Exclude the pictures, then repeat the remaining data exactly.

— Start —

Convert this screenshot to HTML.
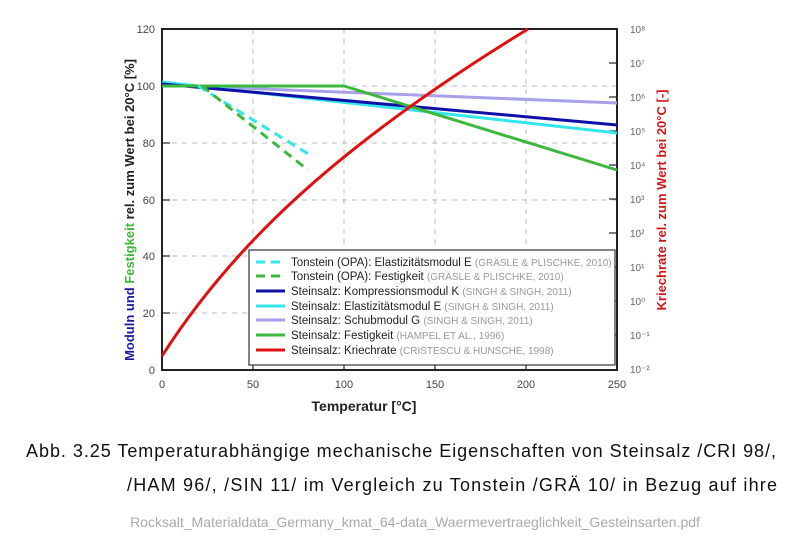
<!DOCTYPE html>
<html><head><meta charset="utf-8"><style>
body{margin:0;background:#fff;width:800px;height:546px;overflow:hidden;font-family:"Liberation Sans",sans-serif}
</style></head><body>
<svg width="800" height="546" xmlns="http://www.w3.org/2000/svg" font-family="Liberation Sans, sans-serif">
<g stroke="#bbb" stroke-dasharray="5,5" stroke-width="1">
<line x1="253" y1="29" x2="253" y2="370"/><line x1="344" y1="29" x2="344" y2="370"/><line x1="435" y1="29" x2="435" y2="370"/><line x1="526" y1="29" x2="526" y2="370"/>
<line x1="162" y1="86" x2="617" y2="86"/><line x1="162" y1="143" x2="617" y2="143"/><line x1="162" y1="200" x2="617" y2="200"/><line x1="162" y1="256" x2="617" y2="256"/><line x1="162" y1="313" x2="617" y2="313"/>
</g>
<rect x="162" y="29" width="455" height="341" fill="none" stroke="#222" stroke-width="2"/>
<g stroke="#222" stroke-width="1.2">
<line x1="253" y1="370" x2="253" y2="362"/><line x1="344" y1="370" x2="344" y2="362"/><line x1="435" y1="370" x2="435" y2="362"/><line x1="526" y1="370" x2="526" y2="362"/>
<line x1="162" y1="86" x2="170" y2="86"/><line x1="162" y1="143" x2="170" y2="143"/><line x1="162" y1="200" x2="170" y2="200"/><line x1="162" y1="256" x2="170" y2="256"/><line x1="162" y1="313" x2="170" y2="313"/>
<line x1="609" y1="63" x2="617" y2="63"/><line x1="609" y1="97" x2="617" y2="97"/><line x1="609" y1="131" x2="617" y2="131"/><line x1="609" y1="165" x2="617" y2="165"/><line x1="609" y1="199" x2="617" y2="199"/><line x1="609" y1="233" x2="617" y2="233"/><line x1="609" y1="267" x2="617" y2="267"/><line x1="609" y1="301" x2="617" y2="301"/><line x1="609" y1="335" x2="617" y2="335"/>
</g>
<g fill="none" stroke-width="3" stroke-linejoin="round">
<polyline points="162,85 617,103" stroke="#a7a2e8"/>
<polyline points="162,82 617,133" stroke="#33e6ea"/>
<polyline points="162,84 617,125" stroke="#1010a8"/>
<polyline points="162,86 344,86 617,170" stroke="#3cb83c"/>
<polyline points="198,86 310,155" stroke="#33e6ea" stroke-dasharray="9,6"/>
<polyline points="202,86 308,170" stroke="#3cb83c" stroke-dasharray="9,6"/>
<path d="M162,356 C230,250 330,150 528,29" stroke="#e01010"/>
</g>
<g font-size="11" fill="#444" text-anchor="end">
<text x="155" y="33">120</text><text x="155" y="90">100</text><text x="155" y="147">80</text><text x="155" y="204">60</text><text x="155" y="260">40</text><text x="155" y="317">20</text><text x="155" y="374">0</text>
</g>
<g font-size="11" fill="#444" text-anchor="middle">
<text x="162" y="388">0</text><text x="253" y="388">50</text><text x="344" y="388">100</text><text x="435" y="388">150</text><text x="526" y="388">200</text><text x="617" y="388">250</text>
</g>
<g font-size="10" fill="#666">
<text x="630" y="33">10⁸</text><text x="630" y="67">10⁷</text><text x="630" y="101">10⁶</text><text x="630" y="135">10⁵</text><text x="630" y="169">10⁴</text><text x="630" y="203">10³</text><text x="630" y="237">10²</text><text x="630" y="271">10¹</text><text x="630" y="305">10⁰</text><text x="630" y="339">10⁻¹</text><text x="630" y="373">10⁻²</text>
</g>
<text x="364" y="411" font-size="14" font-weight="bold" fill="#222" text-anchor="middle">Temperatur   [°C]</text>
<text transform="translate(134,210) rotate(-90)" font-size="13" font-weight="bold" text-anchor="middle"><tspan fill="#1a1aa0">Moduln und </tspan><tspan fill="#3cb83c">Festigkeit</tspan><tspan fill="#222"> rel. zum Wert bei 20°C   [%]</tspan></text>
<text transform="translate(666,200) rotate(-90)" font-size="13" font-weight="bold" fill="#d01818" text-anchor="middle">Kriechrate rel. zum Wert bei 20°C  [-]</text>
<rect x="249" y="250" width="366" height="115" fill="#fff" stroke="#333" stroke-width="1.2"/>
<g stroke-width="3">
<line x1="256" y1="262" x2="285" y2="262" stroke="#33e6ea" stroke-dasharray="9,6"/>
<line x1="256" y1="276" x2="285" y2="276" stroke="#3cb83c" stroke-dasharray="9,6"/>
<line x1="256" y1="291" x2="285" y2="291" stroke="#1010a8"/>
<line x1="256" y1="306" x2="285" y2="306" stroke="#33e6ea"/>
<line x1="256" y1="320" x2="285" y2="320" stroke="#a7a2e8"/>
<line x1="256" y1="335" x2="285" y2="335" stroke="#3cb83c"/>
<line x1="256" y1="350" x2="285" y2="350" stroke="#e01010"/>
</g>
<g font-size="11.5" fill="#222">
<text x="291" y="266">Tonstein (OPA): Elastizitätsmodul E <tspan fill="#999" font-size="10">  (GRÄSLE &amp; PLISCHKE, 2010)</tspan></text>
<text x="291" y="280">Tonstein (OPA): Festigkeit <tspan fill="#999" font-size="10">  (GRÄSLE &amp; PLISCHKE, 2010)</tspan></text>
<text x="291" y="295">Steinsalz: Kompressionsmodul K <tspan fill="#999" font-size="10">  (SINGH &amp; SINGH, 2011)</tspan></text>
<text x="291" y="310">Steinsalz: Elastizitätsmodul E <tspan fill="#999" font-size="10">  (SINGH &amp; SINGH, 2011)</tspan></text>
<text x="291" y="324">Steinsalz: Schubmodul G <tspan fill="#999" font-size="10">  (SINGH &amp; SINGH, 2011)</tspan></text>
<text x="291" y="339">Steinsalz: Festigkeit <tspan fill="#999" font-size="10">  (HAMPEL ET AL., 1996)</tspan></text>
<text x="291" y="354">Steinsalz: Kriechrate <tspan fill="#999" font-size="10">  (CRISTESCU &amp; HUNSCHE, 1998)</tspan></text>
</g>
<g font-size="18" fill="#111">
<text x="26" y="457" textLength="750" lengthAdjust="spacing">Abb. 3.25   Temperaturabhängige mechanische Eigenschaften von Steinsalz /CRI 98/,</text>
<text x="127" y="491" textLength="650" lengthAdjust="spacing">/HAM 96/,  /SIN 11/  im  Vergleich  zu  Tonstein  /GRÄ 10/  in  Bezug  auf  ihre</text>
</g>
<text x="415" y="527" font-size="14" fill="#aaa" text-anchor="middle">Rocksalt_Materialdata_Germany_kmat_64-data_Waermevertraeglichkeit_Gesteinsarten.pdf</text>
</svg>
</body></html>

— End —

(Full response):
Convert this screenshot to HTML.
<!DOCTYPE html>
<html><head><meta charset="utf-8"><style>
body{margin:0;background:#fff;width:800px;height:546px;overflow:hidden;font-family:"Liberation Sans",sans-serif}
</style></head><body>
<svg width="800" height="546" xmlns="http://www.w3.org/2000/svg" font-family="Liberation Sans, sans-serif">
<g stroke="#bbb" stroke-dasharray="5,5" stroke-width="1">
<line x1="253" y1="29" x2="253" y2="370"/><line x1="344" y1="29" x2="344" y2="370"/><line x1="435" y1="29" x2="435" y2="370"/><line x1="526" y1="29" x2="526" y2="370"/>
<line x1="162" y1="86" x2="617" y2="86"/><line x1="162" y1="143" x2="617" y2="143"/><line x1="162" y1="200" x2="617" y2="200"/><line x1="162" y1="256" x2="617" y2="256"/><line x1="162" y1="313" x2="617" y2="313"/>
</g>
<rect x="162" y="29" width="455" height="341" fill="none" stroke="#222" stroke-width="2"/>
<g stroke="#222" stroke-width="1.2">
<line x1="253" y1="370" x2="253" y2="362"/><line x1="344" y1="370" x2="344" y2="362"/><line x1="435" y1="370" x2="435" y2="362"/><line x1="526" y1="370" x2="526" y2="362"/>
<line x1="162" y1="86" x2="170" y2="86"/><line x1="162" y1="143" x2="170" y2="143"/><line x1="162" y1="200" x2="170" y2="200"/><line x1="162" y1="256" x2="170" y2="256"/><line x1="162" y1="313" x2="170" y2="313"/>
<line x1="609" y1="63" x2="617" y2="63"/><line x1="609" y1="97" x2="617" y2="97"/><line x1="609" y1="131" x2="617" y2="131"/><line x1="609" y1="165" x2="617" y2="165"/><line x1="609" y1="199" x2="617" y2="199"/><line x1="609" y1="233" x2="617" y2="233"/><line x1="609" y1="267" x2="617" y2="267"/><line x1="609" y1="301" x2="617" y2="301"/><line x1="609" y1="335" x2="617" y2="335"/>
</g>
<g fill="none" stroke-width="3" stroke-linejoin="round">
<polyline points="162,85 617,103" stroke="#a7a2e8"/>
<polyline points="162,82 617,133" stroke="#33e6ea"/>
<polyline points="162,84 617,125" stroke="#1010a8"/>
<polyline points="162,86 344,86 617,170" stroke="#3cb83c"/>
<polyline points="198,86 310,155" stroke="#33e6ea" stroke-dasharray="9,6"/>
<polyline points="202,86 308,170" stroke="#3cb83c" stroke-dasharray="9,6"/>
<path d="M162,356 C230,250 330,150 528,29" stroke="#e01010"/>
</g>
<g font-size="11" fill="#444" text-anchor="end">
<text x="155" y="33">120</text><text x="155" y="90">100</text><text x="155" y="147">80</text><text x="155" y="204">60</text><text x="155" y="260">40</text><text x="155" y="317">20</text><text x="155" y="374">0</text>
</g>
<g font-size="11" fill="#444" text-anchor="middle">
<text x="162" y="388">0</text><text x="253" y="388">50</text><text x="344" y="388">100</text><text x="435" y="388">150</text><text x="526" y="388">200</text><text x="617" y="388">250</text>
</g>
<g font-size="10" fill="#666">
<text x="630" y="33">10⁸</text><text x="630" y="67">10⁷</text><text x="630" y="101">10⁶</text><text x="630" y="135">10⁵</text><text x="630" y="169">10⁴</text><text x="630" y="203">10³</text><text x="630" y="237">10²</text><text x="630" y="271">10¹</text><text x="630" y="305">10⁰</text><text x="630" y="339">10⁻¹</text><text x="630" y="373">10⁻²</text>
</g>
<text x="364" y="411" font-size="14" font-weight="bold" fill="#222" text-anchor="middle">Temperatur   [°C]</text>
<text transform="translate(134,210) rotate(-90)" font-size="13" font-weight="bold" text-anchor="middle"><tspan fill="#1a1aa0">Moduln und </tspan><tspan fill="#3cb83c">Festigkeit</tspan><tspan fill="#222"> rel. zum Wert bei 20°C   [%]</tspan></text>
<text transform="translate(666,200) rotate(-90)" font-size="13" font-weight="bold" fill="#d01818" text-anchor="middle">Kriechrate rel. zum Wert bei 20°C  [-]</text>
<rect x="249" y="250" width="366" height="115" fill="#fff" stroke="#333" stroke-width="1.2"/>
<g stroke-width="3">
<line x1="256" y1="262" x2="285" y2="262" stroke="#33e6ea" stroke-dasharray="9,6"/>
<line x1="256" y1="276" x2="285" y2="276" stroke="#3cb83c" stroke-dasharray="9,6"/>
<line x1="256" y1="291" x2="285" y2="291" stroke="#1010a8"/>
<line x1="256" y1="306" x2="285" y2="306" stroke="#33e6ea"/>
<line x1="256" y1="320" x2="285" y2="320" stroke="#a7a2e8"/>
<line x1="256" y1="335" x2="285" y2="335" stroke="#3cb83c"/>
<line x1="256" y1="350" x2="285" y2="350" stroke="#e01010"/>
</g>
<g font-size="11.5" fill="#222">
<text x="291" y="266">Tonstein (OPA): Elastizitätsmodul E <tspan fill="#999" font-size="10">  (GRÄSLE &amp; PLISCHKE, 2010)</tspan></text>
<text x="291" y="280">Tonstein (OPA): Festigkeit <tspan fill="#999" font-size="10">  (GRÄSLE &amp; PLISCHKE, 2010)</tspan></text>
<text x="291" y="295">Steinsalz: Kompressionsmodul K <tspan fill="#999" font-size="10">  (SINGH &amp; SINGH, 2011)</tspan></text>
<text x="291" y="310">Steinsalz: Elastizitätsmodul E <tspan fill="#999" font-size="10">  (SINGH &amp; SINGH, 2011)</tspan></text>
<text x="291" y="324">Steinsalz: Schubmodul G <tspan fill="#999" font-size="10">  (SINGH &amp; SINGH, 2011)</tspan></text>
<text x="291" y="339">Steinsalz: Festigkeit <tspan fill="#999" font-size="10">  (HAMPEL ET AL., 1996)</tspan></text>
<text x="291" y="354">Steinsalz: Kriechrate <tspan fill="#999" font-size="10">  (CRISTESCU &amp; HUNSCHE, 1998)</tspan></text>
</g>
<g font-size="18" fill="#111">
<text x="26" y="457" textLength="750" lengthAdjust="spacing">Abb. 3.25   Temperaturabhängige mechanische Eigenschaften von Steinsalz /CRI 98/,</text>
<text x="127" y="491" textLength="650" lengthAdjust="spacing">/HAM 96/,  /SIN 11/  im  Vergleich  zu  Tonstein  /GRÄ 10/  in  Bezug  auf  ihre</text>
</g>
<text x="415" y="527" font-size="14" fill="#aaa" text-anchor="middle">Rocksalt_Materialdata_Germany_kmat_64-data_Waermevertraeglichkeit_Gesteinsarten.pdf</text>
</svg>
</body></html>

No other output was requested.